** Goal **
Can you transcribe every record below exactly as it appears?

** Begin Data provided **

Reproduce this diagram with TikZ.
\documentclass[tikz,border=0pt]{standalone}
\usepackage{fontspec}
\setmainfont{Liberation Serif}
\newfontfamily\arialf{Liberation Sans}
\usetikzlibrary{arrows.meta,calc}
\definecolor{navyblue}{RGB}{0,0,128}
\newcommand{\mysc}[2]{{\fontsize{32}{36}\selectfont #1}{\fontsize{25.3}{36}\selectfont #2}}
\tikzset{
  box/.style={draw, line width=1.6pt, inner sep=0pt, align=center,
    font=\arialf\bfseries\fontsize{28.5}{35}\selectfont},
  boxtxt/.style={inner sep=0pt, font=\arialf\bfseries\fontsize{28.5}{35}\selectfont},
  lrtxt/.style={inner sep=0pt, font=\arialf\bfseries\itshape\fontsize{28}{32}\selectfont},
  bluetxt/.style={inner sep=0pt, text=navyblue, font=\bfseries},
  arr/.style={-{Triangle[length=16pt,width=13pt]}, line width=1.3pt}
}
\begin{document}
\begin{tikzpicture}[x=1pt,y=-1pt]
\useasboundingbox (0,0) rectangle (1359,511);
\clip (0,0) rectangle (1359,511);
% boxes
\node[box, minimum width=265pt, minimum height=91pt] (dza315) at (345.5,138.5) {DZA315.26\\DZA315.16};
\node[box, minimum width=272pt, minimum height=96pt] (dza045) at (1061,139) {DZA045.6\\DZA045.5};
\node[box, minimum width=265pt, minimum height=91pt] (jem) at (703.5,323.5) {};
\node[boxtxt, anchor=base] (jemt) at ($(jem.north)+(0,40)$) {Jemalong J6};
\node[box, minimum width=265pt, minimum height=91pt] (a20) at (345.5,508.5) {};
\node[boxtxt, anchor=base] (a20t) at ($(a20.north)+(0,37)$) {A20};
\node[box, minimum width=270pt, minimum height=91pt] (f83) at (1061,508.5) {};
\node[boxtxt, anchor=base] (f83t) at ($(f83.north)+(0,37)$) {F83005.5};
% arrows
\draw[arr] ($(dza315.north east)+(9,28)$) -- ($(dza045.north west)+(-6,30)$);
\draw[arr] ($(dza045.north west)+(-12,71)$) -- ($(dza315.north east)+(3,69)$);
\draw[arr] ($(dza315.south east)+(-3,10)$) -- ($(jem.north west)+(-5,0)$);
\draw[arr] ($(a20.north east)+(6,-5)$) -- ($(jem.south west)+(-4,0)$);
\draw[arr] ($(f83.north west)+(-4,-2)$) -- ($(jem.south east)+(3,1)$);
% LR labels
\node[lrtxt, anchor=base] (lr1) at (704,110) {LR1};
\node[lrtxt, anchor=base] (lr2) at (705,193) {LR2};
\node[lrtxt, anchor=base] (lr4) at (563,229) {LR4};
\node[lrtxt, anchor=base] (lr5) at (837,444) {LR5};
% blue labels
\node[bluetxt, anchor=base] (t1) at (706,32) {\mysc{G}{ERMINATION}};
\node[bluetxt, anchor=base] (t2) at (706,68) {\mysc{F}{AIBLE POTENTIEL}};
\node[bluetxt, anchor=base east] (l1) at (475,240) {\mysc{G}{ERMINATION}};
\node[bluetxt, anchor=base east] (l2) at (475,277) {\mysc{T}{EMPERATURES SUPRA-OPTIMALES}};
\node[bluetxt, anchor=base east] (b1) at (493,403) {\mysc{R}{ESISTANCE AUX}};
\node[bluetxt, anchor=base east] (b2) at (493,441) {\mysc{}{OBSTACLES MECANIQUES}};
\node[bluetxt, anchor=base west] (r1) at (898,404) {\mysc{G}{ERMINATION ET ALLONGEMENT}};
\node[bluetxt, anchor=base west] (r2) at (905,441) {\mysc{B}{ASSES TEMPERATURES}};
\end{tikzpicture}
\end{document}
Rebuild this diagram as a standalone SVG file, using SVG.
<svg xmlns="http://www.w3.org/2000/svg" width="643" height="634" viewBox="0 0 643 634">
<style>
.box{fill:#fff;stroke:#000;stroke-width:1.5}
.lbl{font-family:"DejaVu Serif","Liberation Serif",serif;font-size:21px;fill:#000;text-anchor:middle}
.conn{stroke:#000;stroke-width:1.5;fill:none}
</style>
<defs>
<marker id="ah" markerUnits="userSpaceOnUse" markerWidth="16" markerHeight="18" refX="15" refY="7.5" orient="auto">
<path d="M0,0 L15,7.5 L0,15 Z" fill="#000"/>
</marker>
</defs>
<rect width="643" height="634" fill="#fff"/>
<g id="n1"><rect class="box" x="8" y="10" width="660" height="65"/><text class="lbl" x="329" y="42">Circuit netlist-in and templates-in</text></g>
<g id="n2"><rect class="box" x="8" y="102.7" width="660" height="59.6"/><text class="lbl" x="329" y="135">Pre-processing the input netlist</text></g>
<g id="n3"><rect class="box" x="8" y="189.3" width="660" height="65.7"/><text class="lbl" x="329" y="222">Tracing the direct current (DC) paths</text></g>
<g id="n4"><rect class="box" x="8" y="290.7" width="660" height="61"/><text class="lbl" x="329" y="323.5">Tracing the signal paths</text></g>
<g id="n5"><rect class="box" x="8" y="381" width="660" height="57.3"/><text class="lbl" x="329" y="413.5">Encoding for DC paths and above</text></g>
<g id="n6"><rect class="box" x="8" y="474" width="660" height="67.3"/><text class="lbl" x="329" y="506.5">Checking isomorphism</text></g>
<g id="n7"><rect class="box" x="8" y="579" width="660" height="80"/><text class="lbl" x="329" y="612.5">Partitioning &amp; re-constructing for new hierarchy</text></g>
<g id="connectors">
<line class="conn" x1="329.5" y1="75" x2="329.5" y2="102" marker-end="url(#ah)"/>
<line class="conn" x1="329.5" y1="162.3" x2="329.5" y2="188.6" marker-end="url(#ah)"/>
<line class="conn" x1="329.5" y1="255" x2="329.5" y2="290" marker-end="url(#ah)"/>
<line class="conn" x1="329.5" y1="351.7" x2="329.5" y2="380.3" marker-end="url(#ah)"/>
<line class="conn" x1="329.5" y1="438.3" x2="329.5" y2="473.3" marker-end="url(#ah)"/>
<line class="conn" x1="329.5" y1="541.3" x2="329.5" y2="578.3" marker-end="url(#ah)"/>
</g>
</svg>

** End Data provided **

** Written solution **
Reproduce this diagram with TikZ.
\documentclass[tikz,border=0pt]{standalone}
\usepackage{fontspec}
\setmainfont{Liberation Serif}
\newfontfamily\arialf{Liberation Sans}
\usetikzlibrary{arrows.meta,calc}
\definecolor{navyblue}{RGB}{0,0,128}
\newcommand{\mysc}[2]{{\fontsize{32}{36}\selectfont #1}{\fontsize{25.3}{36}\selectfont #2}}
\tikzset{
  box/.style={draw, line width=1.6pt, inner sep=0pt, align=center,
    font=\arialf\bfseries\fontsize{28.5}{35}\selectfont},
  boxtxt/.style={inner sep=0pt, font=\arialf\bfseries\fontsize{28.5}{35}\selectfont},
  lrtxt/.style={inner sep=0pt, font=\arialf\bfseries\itshape\fontsize{28}{32}\selectfont},
  bluetxt/.style={inner sep=0pt, text=navyblue, font=\bfseries},
  arr/.style={-{Triangle[length=16pt,width=13pt]}, line width=1.3pt}
}
\begin{document}
\begin{tikzpicture}[x=1pt,y=-1pt]
\useasboundingbox (0,0) rectangle (1359,511);
\clip (0,0) rectangle (1359,511);
% boxes
\node[box, minimum width=265pt, minimum height=91pt] (dza315) at (345.5,138.5) {DZA315.26\\DZA315.16};
\node[box, minimum width=272pt, minimum height=96pt] (dza045) at (1061,139) {DZA045.6\\DZA045.5};
\node[box, minimum width=265pt, minimum height=91pt] (jem) at (703.5,323.5) {};
\node[boxtxt, anchor=base] (jemt) at ($(jem.north)+(0,40)$) {Jemalong J6};
\node[box, minimum width=265pt, minimum height=91pt] (a20) at (345.5,508.5) {};
\node[boxtxt, anchor=base] (a20t) at ($(a20.north)+(0,37)$) {A20};
\node[box, minimum width=270pt, minimum height=91pt] (f83) at (1061,508.5) {};
\node[boxtxt, anchor=base] (f83t) at ($(f83.north)+(0,37)$) {F83005.5};
% arrows
\draw[arr] ($(dza315.north east)+(9,28)$) -- ($(dza045.north west)+(-6,30)$);
\draw[arr] ($(dza045.north west)+(-12,71)$) -- ($(dza315.north east)+(3,69)$);
\draw[arr] ($(dza315.south east)+(-3,10)$) -- ($(jem.north west)+(-5,0)$);
\draw[arr] ($(a20.north east)+(6,-5)$) -- ($(jem.south west)+(-4,0)$);
\draw[arr] ($(f83.north west)+(-4,-2)$) -- ($(jem.south east)+(3,1)$);
% LR labels
\node[lrtxt, anchor=base] (lr1) at (704,110) {LR1};
\node[lrtxt, anchor=base] (lr2) at (705,193) {LR2};
\node[lrtxt, anchor=base] (lr4) at (563,229) {LR4};
\node[lrtxt, anchor=base] (lr5) at (837,444) {LR5};
% blue labels
\node[bluetxt, anchor=base] (t1) at (706,32) {\mysc{G}{ERMINATION}};
\node[bluetxt, anchor=base] (t2) at (706,68) {\mysc{F}{AIBLE POTENTIEL}};
\node[bluetxt, anchor=base east] (l1) at (475,240) {\mysc{G}{ERMINATION}};
\node[bluetxt, anchor=base east] (l2) at (475,277) {\mysc{T}{EMPERATURES SUPRA-OPTIMALES}};
\node[bluetxt, anchor=base east] (b1) at (493,403) {\mysc{R}{ESISTANCE AUX}};
\node[bluetxt, anchor=base east] (b2) at (493,441) {\mysc{}{OBSTACLES MECANIQUES}};
\node[bluetxt, anchor=base west] (r1) at (898,404) {\mysc{G}{ERMINATION ET ALLONGEMENT}};
\node[bluetxt, anchor=base west] (r2) at (905,441) {\mysc{B}{ASSES TEMPERATURES}};
\end{tikzpicture}
\end{document}
Rebuild this diagram as a standalone SVG file, using SVG.
<svg xmlns="http://www.w3.org/2000/svg" width="643" height="634" viewBox="0 0 643 634">
<style>
.box{fill:#fff;stroke:#000;stroke-width:1.5}
.lbl{font-family:"DejaVu Serif","Liberation Serif",serif;font-size:21px;fill:#000;text-anchor:middle}
.conn{stroke:#000;stroke-width:1.5;fill:none}
</style>
<defs>
<marker id="ah" markerUnits="userSpaceOnUse" markerWidth="16" markerHeight="18" refX="15" refY="7.5" orient="auto">
<path d="M0,0 L15,7.5 L0,15 Z" fill="#000"/>
</marker>
</defs>
<rect width="643" height="634" fill="#fff"/>
<g id="n1"><rect class="box" x="8" y="10" width="660" height="65"/><text class="lbl" x="329" y="42">Circuit netlist-in and templates-in</text></g>
<g id="n2"><rect class="box" x="8" y="102.7" width="660" height="59.6"/><text class="lbl" x="329" y="135">Pre-processing the input netlist</text></g>
<g id="n3"><rect class="box" x="8" y="189.3" width="660" height="65.7"/><text class="lbl" x="329" y="222">Tracing the direct current (DC) paths</text></g>
<g id="n4"><rect class="box" x="8" y="290.7" width="660" height="61"/><text class="lbl" x="329" y="323.5">Tracing the signal paths</text></g>
<g id="n5"><rect class="box" x="8" y="381" width="660" height="57.3"/><text class="lbl" x="329" y="413.5">Encoding for DC paths and above</text></g>
<g id="n6"><rect class="box" x="8" y="474" width="660" height="67.3"/><text class="lbl" x="329" y="506.5">Checking isomorphism</text></g>
<g id="n7"><rect class="box" x="8" y="579" width="660" height="80"/><text class="lbl" x="329" y="612.5">Partitioning &amp; re-constructing for new hierarchy</text></g>
<g id="connectors">
<line class="conn" x1="329.5" y1="75" x2="329.5" y2="102" marker-end="url(#ah)"/>
<line class="conn" x1="329.5" y1="162.3" x2="329.5" y2="188.6" marker-end="url(#ah)"/>
<line class="conn" x1="329.5" y1="255" x2="329.5" y2="290" marker-end="url(#ah)"/>
<line class="conn" x1="329.5" y1="351.7" x2="329.5" y2="380.3" marker-end="url(#ah)"/>
<line class="conn" x1="329.5" y1="438.3" x2="329.5" y2="473.3" marker-end="url(#ah)"/>
<line class="conn" x1="329.5" y1="541.3" x2="329.5" y2="578.3" marker-end="url(#ah)"/>
</g>
</svg>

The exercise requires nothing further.